I am a disabled veteran with two kids ages 3 and 5. My Aspie has another family with three young adult kids and a grandson…because the first wife dropped dead – I believe. Of the same neglect that I’ve experienced. I filed for divorce 19 months ago and it has gone in circles. I am on my second attempt to move out but even that feels halfway – I feel trapped financially and in very codependent ways. My health frequently deteriorates from the stress. He just leaves. I can’t count on anything. He controls all the money except my disability. I am dying for affection and coordinated problem solving. It is like beating a dead horse. My husband has refused to work for 14 years and he sleeps weird hours in a locked room across the house and drinks and repairs amplifiers. He insists that our house is his and I feel unwelcome. I have compulsively thrift shopped in coronavirus lockdown and created more of a mess.
Autistic mom with an autistic child here to tell you the annoying truths you NT’s don’t want to hear.:
Advocating for your child’s sensory needs and respecting their social boundaries and abilities is not making excuses for their “rude behavior”. Its explaining to other what your child is going through to people that dont understand.
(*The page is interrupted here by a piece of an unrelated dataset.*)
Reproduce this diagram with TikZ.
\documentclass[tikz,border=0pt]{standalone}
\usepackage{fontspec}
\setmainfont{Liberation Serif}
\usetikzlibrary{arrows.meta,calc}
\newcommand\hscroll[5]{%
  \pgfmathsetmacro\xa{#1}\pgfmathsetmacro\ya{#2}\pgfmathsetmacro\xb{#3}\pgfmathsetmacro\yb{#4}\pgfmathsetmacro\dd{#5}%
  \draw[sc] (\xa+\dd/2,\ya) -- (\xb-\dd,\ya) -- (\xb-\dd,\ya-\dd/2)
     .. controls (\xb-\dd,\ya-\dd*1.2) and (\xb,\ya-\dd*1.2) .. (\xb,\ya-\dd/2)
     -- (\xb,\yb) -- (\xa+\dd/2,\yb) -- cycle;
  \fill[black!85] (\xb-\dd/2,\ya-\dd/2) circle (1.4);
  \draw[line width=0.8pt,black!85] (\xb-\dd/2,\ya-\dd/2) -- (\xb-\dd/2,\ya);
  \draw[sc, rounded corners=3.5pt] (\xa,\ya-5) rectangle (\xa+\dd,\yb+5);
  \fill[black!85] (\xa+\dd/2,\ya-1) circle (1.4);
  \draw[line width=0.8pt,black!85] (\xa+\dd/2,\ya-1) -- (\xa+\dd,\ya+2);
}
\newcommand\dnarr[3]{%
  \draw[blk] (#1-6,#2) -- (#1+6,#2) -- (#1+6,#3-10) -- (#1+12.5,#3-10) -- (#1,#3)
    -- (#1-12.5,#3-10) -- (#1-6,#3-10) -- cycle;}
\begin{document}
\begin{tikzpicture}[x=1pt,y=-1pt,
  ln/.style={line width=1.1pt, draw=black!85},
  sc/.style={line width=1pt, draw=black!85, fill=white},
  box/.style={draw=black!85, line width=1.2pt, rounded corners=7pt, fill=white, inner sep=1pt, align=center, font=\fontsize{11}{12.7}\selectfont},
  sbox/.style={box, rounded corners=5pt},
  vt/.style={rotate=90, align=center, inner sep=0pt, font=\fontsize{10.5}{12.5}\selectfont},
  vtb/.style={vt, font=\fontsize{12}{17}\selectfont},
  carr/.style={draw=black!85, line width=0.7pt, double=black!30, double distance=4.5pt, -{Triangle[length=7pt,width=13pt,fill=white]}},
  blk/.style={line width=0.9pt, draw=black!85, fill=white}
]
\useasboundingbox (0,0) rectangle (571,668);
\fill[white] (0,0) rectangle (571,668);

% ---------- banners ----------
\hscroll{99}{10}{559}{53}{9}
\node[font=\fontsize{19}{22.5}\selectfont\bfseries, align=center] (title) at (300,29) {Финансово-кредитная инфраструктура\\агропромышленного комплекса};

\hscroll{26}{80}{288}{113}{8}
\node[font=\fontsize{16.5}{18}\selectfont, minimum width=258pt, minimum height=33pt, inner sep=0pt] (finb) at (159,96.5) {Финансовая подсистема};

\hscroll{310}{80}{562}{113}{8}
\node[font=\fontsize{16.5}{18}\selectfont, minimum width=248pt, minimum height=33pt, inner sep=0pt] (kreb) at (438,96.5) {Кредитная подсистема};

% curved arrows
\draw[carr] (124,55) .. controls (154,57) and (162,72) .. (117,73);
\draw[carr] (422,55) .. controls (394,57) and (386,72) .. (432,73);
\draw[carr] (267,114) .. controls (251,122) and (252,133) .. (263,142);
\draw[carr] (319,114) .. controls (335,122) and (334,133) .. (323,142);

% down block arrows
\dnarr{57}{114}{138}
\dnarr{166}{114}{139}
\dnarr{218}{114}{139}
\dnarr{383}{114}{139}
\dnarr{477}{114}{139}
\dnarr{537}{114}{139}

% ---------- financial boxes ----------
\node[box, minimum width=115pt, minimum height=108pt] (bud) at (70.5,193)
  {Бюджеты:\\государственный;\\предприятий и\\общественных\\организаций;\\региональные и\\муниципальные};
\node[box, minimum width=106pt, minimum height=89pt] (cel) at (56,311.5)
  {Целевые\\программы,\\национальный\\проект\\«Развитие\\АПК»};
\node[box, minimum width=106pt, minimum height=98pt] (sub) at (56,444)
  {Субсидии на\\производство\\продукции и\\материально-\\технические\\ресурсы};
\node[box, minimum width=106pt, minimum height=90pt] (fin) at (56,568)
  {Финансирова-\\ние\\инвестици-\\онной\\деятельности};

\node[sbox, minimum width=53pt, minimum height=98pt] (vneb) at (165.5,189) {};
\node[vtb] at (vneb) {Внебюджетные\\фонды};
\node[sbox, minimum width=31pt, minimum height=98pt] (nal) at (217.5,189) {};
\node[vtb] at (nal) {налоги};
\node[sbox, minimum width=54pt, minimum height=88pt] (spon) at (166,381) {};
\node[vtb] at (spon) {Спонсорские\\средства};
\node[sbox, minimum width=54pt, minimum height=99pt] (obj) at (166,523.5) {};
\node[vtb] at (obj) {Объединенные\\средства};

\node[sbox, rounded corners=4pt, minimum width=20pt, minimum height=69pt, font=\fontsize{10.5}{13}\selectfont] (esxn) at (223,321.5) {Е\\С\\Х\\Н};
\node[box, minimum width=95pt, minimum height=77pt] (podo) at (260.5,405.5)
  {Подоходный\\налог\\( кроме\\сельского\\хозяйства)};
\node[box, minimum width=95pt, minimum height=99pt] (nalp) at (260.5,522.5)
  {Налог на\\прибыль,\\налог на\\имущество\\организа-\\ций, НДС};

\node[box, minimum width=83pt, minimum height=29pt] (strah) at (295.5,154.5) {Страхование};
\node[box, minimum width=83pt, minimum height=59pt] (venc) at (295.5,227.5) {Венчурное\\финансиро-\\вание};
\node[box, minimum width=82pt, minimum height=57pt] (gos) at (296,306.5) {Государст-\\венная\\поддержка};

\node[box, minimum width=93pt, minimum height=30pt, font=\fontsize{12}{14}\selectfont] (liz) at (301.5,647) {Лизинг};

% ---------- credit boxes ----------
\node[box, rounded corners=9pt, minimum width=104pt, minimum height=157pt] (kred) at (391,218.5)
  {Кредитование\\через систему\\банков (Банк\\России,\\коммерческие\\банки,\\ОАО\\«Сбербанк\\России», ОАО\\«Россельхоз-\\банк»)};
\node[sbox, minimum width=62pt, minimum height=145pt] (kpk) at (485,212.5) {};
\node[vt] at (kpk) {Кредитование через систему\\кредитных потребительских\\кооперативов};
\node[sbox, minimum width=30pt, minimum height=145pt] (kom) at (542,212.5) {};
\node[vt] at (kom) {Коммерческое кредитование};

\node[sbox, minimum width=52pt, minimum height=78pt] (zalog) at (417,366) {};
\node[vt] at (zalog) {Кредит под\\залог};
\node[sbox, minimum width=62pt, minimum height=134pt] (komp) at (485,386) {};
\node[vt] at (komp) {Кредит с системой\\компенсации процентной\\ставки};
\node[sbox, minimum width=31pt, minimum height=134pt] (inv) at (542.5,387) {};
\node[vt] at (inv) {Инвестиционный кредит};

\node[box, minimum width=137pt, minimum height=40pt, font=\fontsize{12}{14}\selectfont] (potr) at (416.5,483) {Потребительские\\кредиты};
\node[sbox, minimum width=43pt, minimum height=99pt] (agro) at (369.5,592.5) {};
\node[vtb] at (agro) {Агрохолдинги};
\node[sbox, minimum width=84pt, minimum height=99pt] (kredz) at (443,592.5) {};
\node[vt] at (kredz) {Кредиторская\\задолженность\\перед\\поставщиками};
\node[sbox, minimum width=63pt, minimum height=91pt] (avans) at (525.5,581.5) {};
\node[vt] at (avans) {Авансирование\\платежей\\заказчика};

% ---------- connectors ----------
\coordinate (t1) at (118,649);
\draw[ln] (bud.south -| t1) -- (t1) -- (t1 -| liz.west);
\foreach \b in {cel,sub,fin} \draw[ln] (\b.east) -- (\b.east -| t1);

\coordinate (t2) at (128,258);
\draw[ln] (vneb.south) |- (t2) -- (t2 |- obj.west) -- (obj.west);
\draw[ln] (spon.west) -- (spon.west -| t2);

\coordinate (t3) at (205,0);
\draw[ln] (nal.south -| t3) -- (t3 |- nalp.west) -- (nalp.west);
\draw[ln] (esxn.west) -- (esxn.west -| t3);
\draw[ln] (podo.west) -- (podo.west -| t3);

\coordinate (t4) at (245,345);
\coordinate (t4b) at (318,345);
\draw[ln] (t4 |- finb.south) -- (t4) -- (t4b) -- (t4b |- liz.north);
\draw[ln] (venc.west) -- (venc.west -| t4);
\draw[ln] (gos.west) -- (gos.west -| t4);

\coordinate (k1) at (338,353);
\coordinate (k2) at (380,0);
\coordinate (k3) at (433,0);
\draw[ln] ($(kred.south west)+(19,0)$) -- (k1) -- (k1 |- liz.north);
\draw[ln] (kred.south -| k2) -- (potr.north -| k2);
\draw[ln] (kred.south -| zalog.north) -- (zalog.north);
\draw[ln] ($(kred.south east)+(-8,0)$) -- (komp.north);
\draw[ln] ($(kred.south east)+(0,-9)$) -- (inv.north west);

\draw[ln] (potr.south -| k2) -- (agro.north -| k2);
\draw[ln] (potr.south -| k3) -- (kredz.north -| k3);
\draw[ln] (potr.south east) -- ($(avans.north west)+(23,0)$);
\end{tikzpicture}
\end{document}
Neurotypical people expect children who’s brain are wired differently to behave like them. But god forbid you explain to them how to empathize. No, I do not acquiesce to my child’s every whim, routine, or ritual to avoid a meltdown. But we work together to figure out how to overcome challenges. But we should also be very mindful that sensory pain is real pain(lights up the same receptors in the brain and everything). So respecting your child’s sensory pain is super important.
Good for you. Yes it is a lot of work advocating for an Autistic child. There were many times I was furious with teachers and mental health professionals who did not understand and were even cruel to my daughter. And you make a good point about the pain suffered. Sensory overload is felt as pain by many on the Spectrum. Some people describe it as feeling like their head is on fire. On the other hand, codependency is very different. Codependency is taking on responsibility for others and ignoring your own needs. It is important to recognize yourself in the relationship even as you advocate for your Autist.
I’m trying to leave my husband. I feel alone and frustrated. Sometimes I feel resentful when he doesn’t compliment me when I’m all dressed up for a wedding on his side of the family, to boot. I can’t get paperwork from him for his life insurance policy or his Will to know his wishes. He’s passive aggressive and withholding on so many levels. I asked him to leave his morning. I’ll miss the best of him but I won’t miss the frustration. There’s no intimacy. There’s no in-depth, real emotional connection. It’s too hard. I’m starving.